Separation of long DNA chains using non-uniform electric field: a numerical study
Shin-ichiro Nagahiro, Satoyuki Kawano, Hidetoshi Kotera

TL;DR
This study uses numerical simulations to explore how non-uniform electric fields can separate long DNA molecules in microchannels by analyzing their mobility and escape behavior influenced by electric traps and thermal fluctuations.
Contribution
It introduces a beads-spring chain model to simulate DNA migration in non-uniform electric fields and reveals how chain length and electric field amplitude affect separation efficiency.
Findings
Mobility sharply increases for chains longer than a critical length.
The critical chain length depends on the amplitude of the applied ac electric field.

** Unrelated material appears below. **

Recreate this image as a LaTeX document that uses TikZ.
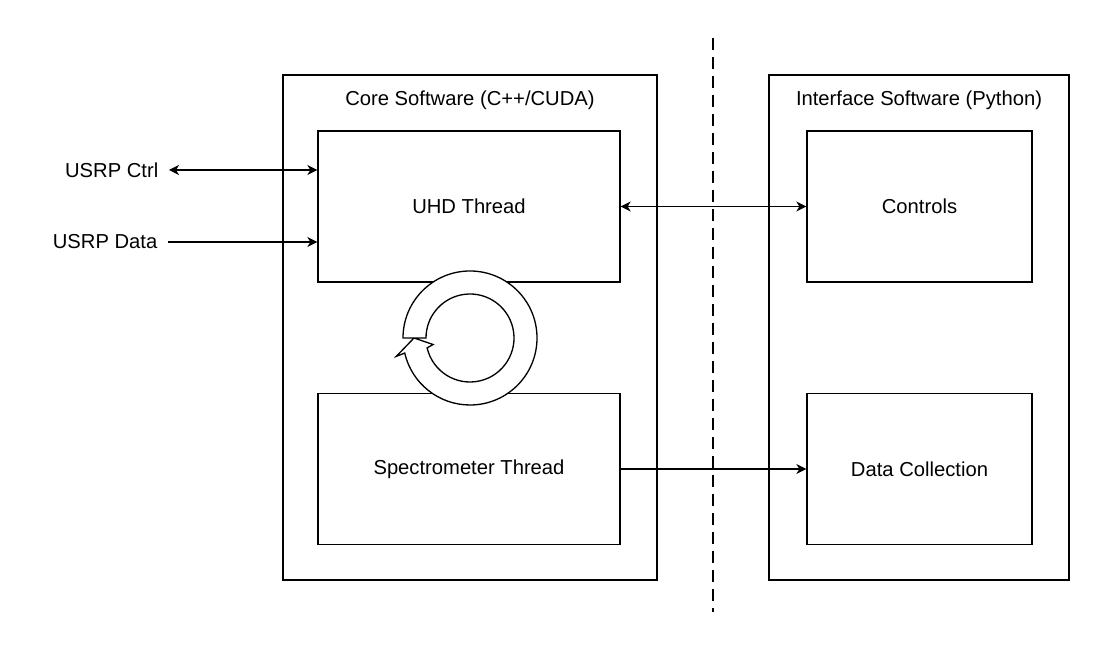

Separation can be tuned without changing the microchannel structure.
Abstract
We study migration of DNA molecules through a microchannel with a series of electric traps controlled by an ac electric field. We describe the motion of DNA based on Brownian dynamics simulations of a beads-spring chain. Our simulation demonstrates that the chain captured by an electrode escapes from the binding electric field due to thermal fluctuation. We find that the mobility of chain would depend on the chain length; the mobility sharply increases when the length of a chain exceeds a critical value, which is strongly affected by the amplitude of the applied ac field. Thus we can adjust the length regime, in which this microchannel well separates DNA molecules, without changing the structure of the channel. We also present a theoretical insight into the relation between the critical chain length and the field amplitude.